▸ SOURCE RECORDS
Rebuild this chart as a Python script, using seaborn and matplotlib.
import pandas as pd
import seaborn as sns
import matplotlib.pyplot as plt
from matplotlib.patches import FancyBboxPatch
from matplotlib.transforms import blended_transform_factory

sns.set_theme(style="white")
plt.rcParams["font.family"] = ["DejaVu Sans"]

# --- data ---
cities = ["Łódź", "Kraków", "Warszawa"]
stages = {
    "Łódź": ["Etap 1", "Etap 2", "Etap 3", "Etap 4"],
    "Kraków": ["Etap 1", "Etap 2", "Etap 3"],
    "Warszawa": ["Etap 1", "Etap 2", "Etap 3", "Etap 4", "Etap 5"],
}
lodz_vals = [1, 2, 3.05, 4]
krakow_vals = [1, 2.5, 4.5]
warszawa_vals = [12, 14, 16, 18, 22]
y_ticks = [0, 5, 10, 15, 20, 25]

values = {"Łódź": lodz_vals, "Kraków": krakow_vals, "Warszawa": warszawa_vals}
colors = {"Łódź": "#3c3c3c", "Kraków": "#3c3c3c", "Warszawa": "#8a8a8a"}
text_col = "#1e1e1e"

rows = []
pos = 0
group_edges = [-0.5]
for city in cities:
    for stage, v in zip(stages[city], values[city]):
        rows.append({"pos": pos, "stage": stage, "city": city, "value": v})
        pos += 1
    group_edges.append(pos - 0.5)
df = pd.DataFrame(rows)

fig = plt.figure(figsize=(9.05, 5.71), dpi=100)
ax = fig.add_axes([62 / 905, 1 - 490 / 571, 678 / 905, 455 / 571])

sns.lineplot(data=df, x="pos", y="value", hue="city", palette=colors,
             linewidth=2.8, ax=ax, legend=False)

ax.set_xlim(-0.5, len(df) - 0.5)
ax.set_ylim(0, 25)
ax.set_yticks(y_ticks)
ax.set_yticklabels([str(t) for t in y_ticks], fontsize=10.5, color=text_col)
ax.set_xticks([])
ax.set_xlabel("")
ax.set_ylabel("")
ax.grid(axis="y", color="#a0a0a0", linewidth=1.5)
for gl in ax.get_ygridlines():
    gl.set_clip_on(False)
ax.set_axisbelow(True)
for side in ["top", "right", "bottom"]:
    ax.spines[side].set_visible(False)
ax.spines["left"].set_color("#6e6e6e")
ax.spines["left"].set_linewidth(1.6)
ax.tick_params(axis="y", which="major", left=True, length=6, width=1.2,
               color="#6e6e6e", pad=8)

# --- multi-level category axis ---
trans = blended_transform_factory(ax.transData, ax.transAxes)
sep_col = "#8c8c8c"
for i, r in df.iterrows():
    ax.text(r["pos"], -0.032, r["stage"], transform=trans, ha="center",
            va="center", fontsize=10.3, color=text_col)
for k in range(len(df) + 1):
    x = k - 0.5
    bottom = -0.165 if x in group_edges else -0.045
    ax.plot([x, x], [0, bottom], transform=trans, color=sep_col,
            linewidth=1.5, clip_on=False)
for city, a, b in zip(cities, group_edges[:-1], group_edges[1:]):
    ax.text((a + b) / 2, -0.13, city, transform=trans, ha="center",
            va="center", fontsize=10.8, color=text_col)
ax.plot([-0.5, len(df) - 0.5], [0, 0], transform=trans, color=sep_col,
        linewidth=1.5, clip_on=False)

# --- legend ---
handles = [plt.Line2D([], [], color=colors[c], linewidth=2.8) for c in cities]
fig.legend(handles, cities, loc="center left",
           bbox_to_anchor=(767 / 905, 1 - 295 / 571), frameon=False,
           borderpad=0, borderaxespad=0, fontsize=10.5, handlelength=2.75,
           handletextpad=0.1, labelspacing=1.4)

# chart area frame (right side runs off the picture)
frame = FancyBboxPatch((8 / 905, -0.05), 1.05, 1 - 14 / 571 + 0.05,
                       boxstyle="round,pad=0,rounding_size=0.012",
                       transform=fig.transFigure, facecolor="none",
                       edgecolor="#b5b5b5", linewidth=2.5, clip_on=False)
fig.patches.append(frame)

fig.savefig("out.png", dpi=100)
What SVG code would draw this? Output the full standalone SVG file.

▸ GIVEN REQUEST
Copy each record from above without leaving any out.

▸ RESULT OF THIS EXERCISE
Rebuild this chart as a Python script, using seaborn and matplotlib.
import pandas as pd
import seaborn as sns
import matplotlib.pyplot as plt
from matplotlib.patches import FancyBboxPatch
from matplotlib.transforms import blended_transform_factory

sns.set_theme(style="white")
plt.rcParams["font.family"] = ["DejaVu Sans"]

# --- data ---
cities = ["Łódź", "Kraków", "Warszawa"]
stages = {
    "Łódź": ["Etap 1", "Etap 2", "Etap 3", "Etap 4"],
    "Kraków": ["Etap 1", "Etap 2", "Etap 3"],
    "Warszawa": ["Etap 1", "Etap 2", "Etap 3", "Etap 4", "Etap 5"],
}
lodz_vals = [1, 2, 3.05, 4]
krakow_vals = [1, 2.5, 4.5]
warszawa_vals = [12, 14, 16, 18, 22]
y_ticks = [0, 5, 10, 15, 20, 25]

values = {"Łódź": lodz_vals, "Kraków": krakow_vals, "Warszawa": warszawa_vals}
colors = {"Łódź": "#3c3c3c", "Kraków": "#3c3c3c", "Warszawa": "#8a8a8a"}
text_col = "#1e1e1e"

rows = []
pos = 0
group_edges = [-0.5]
for city in cities:
    for stage, v in zip(stages[city], values[city]):
        rows.append({"pos": pos, "stage": stage, "city": city, "value": v})
        pos += 1
    group_edges.append(pos - 0.5)
df = pd.DataFrame(rows)

fig = plt.figure(figsize=(9.05, 5.71), dpi=100)
ax = fig.add_axes([62 / 905, 1 - 490 / 571, 678 / 905, 455 / 571])

sns.lineplot(data=df, x="pos", y="value", hue="city", palette=colors,
             linewidth=2.8, ax=ax, legend=False)

ax.set_xlim(-0.5, len(df) - 0.5)
ax.set_ylim(0, 25)
ax.set_yticks(y_ticks)
ax.set_yticklabels([str(t) for t in y_ticks], fontsize=10.5, color=text_col)
ax.set_xticks([])
ax.set_xlabel("")
ax.set_ylabel("")
ax.grid(axis="y", color="#a0a0a0", linewidth=1.5)
for gl in ax.get_ygridlines():
    gl.set_clip_on(False)
ax.set_axisbelow(True)
for side in ["top", "right", "bottom"]:
    ax.spines[side].set_visible(False)
ax.spines["left"].set_color("#6e6e6e")
ax.spines["left"].set_linewidth(1.6)
ax.tick_params(axis="y", which="major", left=True, length=6, width=1.2,
               color="#6e6e6e", pad=8)

# --- multi-level category axis ---
trans = blended_transform_factory(ax.transData, ax.transAxes)
sep_col = "#8c8c8c"
for i, r in df.iterrows():
    ax.text(r["pos"], -0.032, r["stage"], transform=trans, ha="center",
            va="center", fontsize=10.3, color=text_col)
for k in range(len(df) + 1):
    x = k - 0.5
    bottom = -0.165 if x in group_edges else -0.045
    ax.plot([x, x], [0, bottom], transform=trans, color=sep_col,
            linewidth=1.5, clip_on=False)
for city, a, b in zip(cities, group_edges[:-1], group_edges[1:]):
    ax.text((a + b) / 2, -0.13, city, transform=trans, ha="center",
            va="center", fontsize=10.8, color=text_col)
ax.plot([-0.5, len(df) - 0.5], [0, 0], transform=trans, color=sep_col,
        linewidth=1.5, clip_on=False)

# --- legend ---
handles = [plt.Line2D([], [], color=colors[c], linewidth=2.8) for c in cities]
fig.legend(handles, cities, loc="center left",
           bbox_to_anchor=(767 / 905, 1 - 295 / 571), frameon=False,
           borderpad=0, borderaxespad=0, fontsize=10.5, handlelength=2.75,
           handletextpad=0.1, labelspacing=1.4)

# chart area frame (right side runs off the picture)
frame = FancyBboxPatch((8 / 905, -0.05), 1.05, 1 - 14 / 571 + 0.05,
                       boxstyle="round,pad=0,rounding_size=0.012",
                       transform=fig.transFigure, facecolor="none",
                       edgecolor="#b5b5b5", linewidth=2.5, clip_on=False)
fig.patches.append(frame)

fig.savefig("out.png", dpi=100)
What SVG code would draw this? Output the full standalone SVG file.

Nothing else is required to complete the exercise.